William Leachman was set to marry the red-haired angel called Ellen Cummins. This angered Simon Kenton, then fifteen-years-old, who had been wholly stricken with the hardship of first love due to Miss Cummins cordiality and her unwillingness to berate him for rejecting formal education.
Simon was wont to read more into her admiration of his appearance, size, and strength than it deserved, easily imagining each compliment as evidence of some pact between the two to marry. This mental narrative is what made the news of her wedding so devastating, so enraging. William Leachman, an older neighbor Simon had little contact with, was stealing away his woman and he simply would not have it.
Weddings were a rare occurrence in the town of Hopewell. The whole community turned out for the standing-room only event, bearing witness to the exchanging of the vows and the two united for the first time, not as Ellen and William, but as the Leachmans. And just as the ceremony was wrapping up and the happy couple were heading toward the door, they saw a shirtless, wild-eyed Simon Kenton, fists clenched tight in front of his chest.
"You’re a damned thief and a damned coward, William Leachman," he shouted, "Come outside and take your reward."
And, unfortunately for Simon, that’s exactly what he did. There, as every living soul from the surrounding countryside looked on, William Leachman—older, stronger, more experienced—thrashed the living daylights out of Simon Kenton.
After that beating, Simon seemed wholly reformed. Perhaps it had knocked some sense into him. He appeared more submissive and was far more eager to do those tasks he used to religiously avoid, like chopping firewood, splitting rails, and other menial labor. For the beating, the community first pitied Simon, and then admired him for this change in behavior.
But Simon Kenton was only changed profoundly in one sense: he was now driven solely by his inflamed desire to exact swift, violent vengeance on William Leachman. The work he was so eager to do was not mere chores or some pious pursuit of virtue, but a grueling, self-imposed bootcamp to prepare him for an inevitable showdown.
No how-to books were required. No workout DVDs or elaborate dietary guidelines or FitBits. Just the blind hatred that accompanies the deadly sin of Anger. In the year following his fight with Leachman, Simon made the fields his gymnasium, the hills his weight room. Not only was he making his body doing the everyday work prescribed by his father, he disappeared into the mountains for hours at a time to do any activity that would enhance his strength and fighting ability: running, throwing stones, hauling logs, climbing trees, carrying massive boulders.
And nature transformed him into a behemoth.
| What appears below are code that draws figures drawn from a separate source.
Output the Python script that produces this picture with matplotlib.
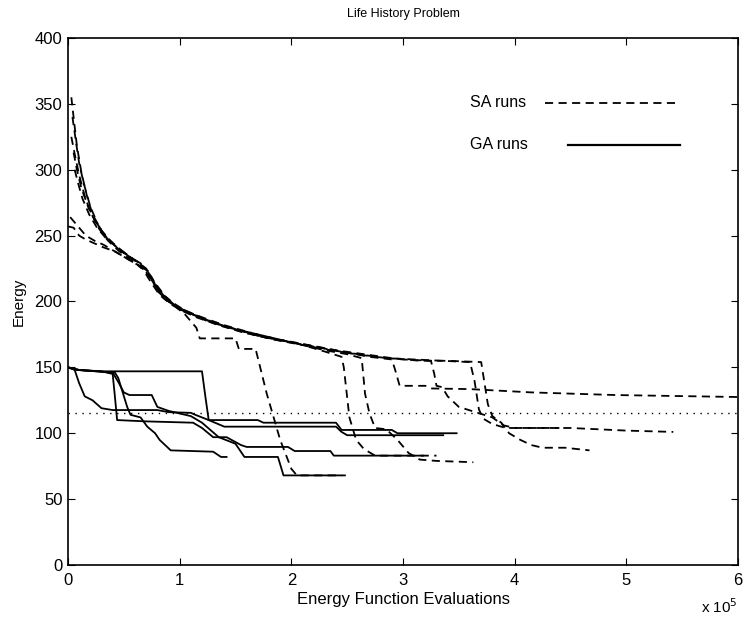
import matplotlib
matplotlib.use("Agg")
import matplotlib.pyplot as plt

plt.rcParams['font.family'] = ['Liberation Sans', 'DejaVu Sans']

# x in units of 1e5 energy function evaluations
x_ticks = [0, 1, 2, 3, 4, 5, 6]
y_ticks = [0, 50, 100, 150, 200, 250, 300, 350, 400]
target_level = 115

# SA runs (dashed)
sa1_x = [0.03, 0.05, 0.08, 0.12, 0.17, 0.22, 0.3, 0.38, 0.48, 0.6, 0.7, 0.78, 0.85, 0.95, 1.05, 1.15,
         1.18, 1.5, 1.53, 1.68, 1.78, 1.9, 2.0, 2.05, 2.45]
sa1_y = [355, 340, 318, 298, 280, 266, 254, 246, 238, 231, 224, 212, 203, 197, 190, 180,
         172, 172, 164, 164, 130, 95, 73, 68, 68]

sa2_x = [0.04, 0.07, 0.1, 0.14, 0.2, 0.27, 0.35, 0.45, 0.55, 0.65, 0.72, 0.8, 0.9, 1.0, 1.15, 1.3,
         1.5, 1.7, 1.9, 2.1, 2.3, 2.45, 2.47, 2.52, 2.58, 2.65, 2.75, 3.3]
sa2_y = [340, 322, 305, 290, 272, 258, 248, 240, 234, 229, 222, 208, 200, 194, 189, 184,
         179, 175, 171, 167, 162, 158, 150, 112, 95, 88, 83, 83]

sa3_x = [0.03, 0.06, 0.1, 0.15, 0.2, 0.28, 0.36, 0.46, 0.56, 0.66, 0.74, 0.82, 0.92, 1.02, 1.15,
         1.35, 1.55, 1.8, 2.05, 2.3, 2.5, 2.63, 2.66, 2.7, 2.75, 2.85, 2.95, 3.05, 3.15, 3.3, 3.63]
sa3_y = [325, 312, 296, 280, 268, 255, 246, 238, 232, 226, 215, 205, 198, 193, 188,
         182, 177, 172, 168, 163, 160, 157, 130, 115, 104, 103, 95, 85, 80, 79, 78]

sa4_x = [0.05, 0.08, 0.12, 0.18, 0.25, 0.33, 0.42, 0.52, 0.62, 0.7, 0.78, 0.87, 0.97, 1.1, 1.25,
         1.45, 1.7, 1.95, 2.2, 2.45, 2.7, 2.9, 2.93, 2.97, 3.2, 3.25, 3.6, 4.15, 4.9, 6.0]
sa4_y = [313, 300, 286, 272, 260, 250, 243, 236, 230, 225, 214, 204, 196, 191, 185,
         180, 174, 170, 166, 162, 158, 156, 148, 136, 136, 134, 133.5, 131, 129, 127.5]

sa5_x = [0.06, 0.09, 0.13, 0.19, 0.26, 0.34, 0.44, 0.54, 0.64, 0.72, 0.8, 0.9, 1.0, 1.15, 1.3,
         1.5, 1.75, 2.0, 2.25, 2.5, 2.75, 3.0, 3.25, 3.28, 3.3, 3.35, 3.4, 3.5, 3.65, 3.8, 3.9,
         4.0, 4.4]
sa5_y = [300, 290, 278, 266, 256, 248, 241, 235, 229, 223, 210, 201, 195, 189, 184,
         179, 173, 169, 165, 161, 158, 156, 155, 145, 136, 135, 128, 120, 116, 112, 106,
         104, 104]

sa6_x = [0.02, 0.06, 0.1, 0.16, 0.24, 0.32, 0.42, 0.52, 0.62, 0.7, 0.78, 0.86, 0.96, 1.08, 1.22,
         1.4, 1.6, 1.85, 2.1, 2.35, 2.6, 2.85, 3.1, 3.35, 3.6, 3.64, 3.68, 3.72, 3.8, 3.92, 4.5,
         5.0, 5.42]
sa6_y = [264, 260, 256, 250, 246, 243, 238, 233, 228, 222, 213, 204, 197, 192, 187,
         181, 176, 171, 167, 163, 160, 157, 156, 155, 154, 140, 118, 111, 107, 104, 104,
         102, 101]

sa7_x = [0.0, 0.05, 0.1, 0.16, 0.24, 0.32, 0.42, 0.5, 0.58, 0.68, 0.76, 0.84, 0.94, 1.05, 1.2,
         1.4, 1.65, 1.9, 2.15, 2.4, 2.65, 2.9, 3.15, 3.4, 3.7, 3.73, 3.76, 3.8, 3.88, 3.95, 4.05,
         4.15, 4.25, 4.45, 4.67]
sa7_y = [257, 256, 250, 247, 244, 241, 238, 234, 230, 225, 216, 206, 199, 193, 188,
         182, 176, 171, 167, 163, 160, 157, 155, 155, 154, 138, 122, 113, 108, 100, 95,
         91, 89, 89, 87]

# GA runs (solid)
ga1_x = [0, 0.08, 0.3, 1.2, 1.23, 1.26, 1.4, 2.4, 2.45, 2.5, 3.36]
ga1_y = [150, 148, 147, 147, 128, 110, 105, 105, 101, 98.5, 98.5]

ga2_x = [0, 0.06, 0.1, 0.15, 0.22, 0.3, 0.4, 0.8, 0.9, 1.1, 1.14, 1.26, 1.7, 1.75, 2.4, 2.45,
         2.9, 2.95, 3.48]
ga2_y = [150, 148, 138, 128, 125, 119, 117.6, 117.6, 116, 115.5, 114, 110, 110, 108, 108, 102.5,
         102.5, 100, 100]

ga3_x = [0, 0.1, 0.3, 0.4, 0.42, 0.44, 0.7, 1.12, 1.2, 1.3, 1.42, 1.55, 1.6, 1.97, 2.03, 2.35,
         2.38, 3.18]
ga3_y = [150, 148, 147, 145, 128, 110, 109, 108, 104, 97, 97, 91, 89.6, 89.6, 86.5, 86.5,
         83, 83]

ga4_x = [0, 0.1, 0.4, 0.45, 0.5, 0.55, 0.75, 0.8, 0.9, 1.1, 1.2, 1.35, 1.5, 1.58, 1.88, 1.93,
         2.48]
ga4_y = [150, 148, 146, 139, 131, 129, 129, 120, 117, 113, 108, 97, 92, 82, 82, 68, 68]

ga5_x = [0, 0.1, 0.42, 0.45, 0.53, 0.56, 0.65, 0.71, 0.78, 0.82, 0.92, 1.3, 1.37, 1.42]
ga5_y = [150, 148, 146, 142, 120, 114, 112, 105, 100, 95, 87, 86, 82, 82]

sa_runs = [(sa1_x, sa1_y), (sa2_x, sa2_y), (sa3_x, sa3_y), (sa4_x, sa4_y),
           (sa5_x, sa5_y), (sa6_x, sa6_y), (sa7_x, sa7_y)]
ga_runs = [(ga1_x, ga1_y), (ga2_x, ga2_y), (ga3_x, ga3_y), (ga4_x, ga4_y), (ga5_x, ga5_y)]

fig = plt.figure(figsize=(7.43, 6.17), dpi=100)
ax = fig.add_axes([0.0915, 0.0843, 0.9018, 0.8541])

for xs, ys in sa_runs:
    ax.plot(xs, ys, color="black", linewidth=1.3, linestyle=(0, (4.5, 3)))
for xs, ys in ga_runs:
    ax.plot(xs, ys, color="black", linewidth=1.3)

ax.axhline(target_level, color="black", linewidth=1.0, linestyle=(0, (1, 4)))

# hand-placed legend like the original
ax.text(0.60, 0.877, "SA runs", transform=ax.transAxes, fontsize=11.5, va="center")
ax.plot([0.712, 0.913], [0.877, 0.877], transform=ax.transAxes, color="black",
        linewidth=1.3, linestyle=(0, (4.5, 3)))
ax.text(0.60, 0.797, "GA runs", transform=ax.transAxes, fontsize=11.5, va="center")
ax.plot([0.746, 0.913], [0.797, 0.797], transform=ax.transAxes, color="black", linewidth=1.6)

ax.set_xlim(0, 6)
ax.set_ylim(0, 400)
ax.set_xticks(x_ticks)
ax.set_yticks(y_ticks)
ax.tick_params(direction="in", top=True, right=True, length=5, labelsize=12)
ax.tick_params(axis="x", pad=6)
ax.tick_params(axis="y", pad=4)
for s in ax.spines.values():
    s.set_linewidth(1.2)

ax.set_title("Life History Problem", fontsize=9, pad=15)
ax.set_xlabel("Energy Function Evaluations", fontsize=12, labelpad=3)
ax.set_ylabel("Energy", fontsize=11, labelpad=6)
ax.text(1.0, -0.092, r"x 10$^5$", transform=ax.transAxes, ha="right", va="baseline", fontsize=11)

fig.savefig("out.png", dpi=100)
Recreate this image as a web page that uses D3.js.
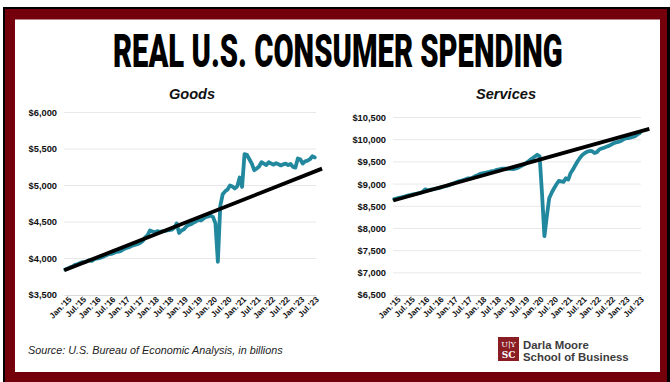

By sixteen, he had landed firmly in the realm of manhood. His muscles were heavily worked and bulging around his arms, legs and chest. Not only that, but Simon now stood over six feet tall. If he wasn’t ready for an encounter with Leachman now, he reckoned, then he’d never be.
One day when his father decided to make planting stakes from some lumber, he sent Simon to fetch the community saw, which, as it so happened, was last used by Sam Leachman, William’s father. Walking through the woods, Simon heard in the distance the sawing of cedar trees. He walked some ways farther until, at last, he caught a glimpse of the man using it.
Simon exploded head first out of the trees, landing his thick skull into William Leachman’s midsection, causing him to drop the saw and stumble backwards. Simon threw his arms around Leachman hoping to squeeze the life out of him but Leachman reacted quickly, twisting sharply so that it was Simon who had to absorb their painful fall. Fists were thrown furiously as the two rolled in the clearing, Simon easily collecting the brunt of the blows. After a while, Simon found himself again on the bottom, clenching tightly to William Leachman’s fists and unable to move. And however savage the move may have been, he did what he had to. He pulled Leachman’s hands toward him while throwing his thick skull forward, busting William in his face. Leachman, nose likely broken and now stunned, fell to the ground. Simon quickly dragged him to a sapling and tied a long braid of his hair to it.
Then he let his temper transform him. Every bit of raging fury and built up burning hatred was unleashed in a heavy, merciless storm of flying fists. One after another after another, on and on for minutes that felt like hours that felt like days until, finally, every last drop of Simon’s contempt and envy had been poured out onto the bloodied, broken disfigurement that used to be William Leachman’s face.
Simon’s rage faded, replaced first by revulsion at his own cold-hearted savagery—the absolute monstrous potential of his being—and then fear. He untied Leachman’s hair and propped him up against the tree attempting to revive him, but his body slid limp back to the earth. Leachman did not move. He did not make a sound.
Nothing. Nothing at all. Silence.
Simon hid in a crevice worrying over his parents’ reaction to learning their already disgraced son was now a murderer. He thought of the authorities hanging him, or if not the authorities, certainly the Leachmans.
At the age of sixteen, gunless, knifeless, and moneyless, Simon Kenton began his journey through the wilderness, across the Appalachian Mountains, and into the history books.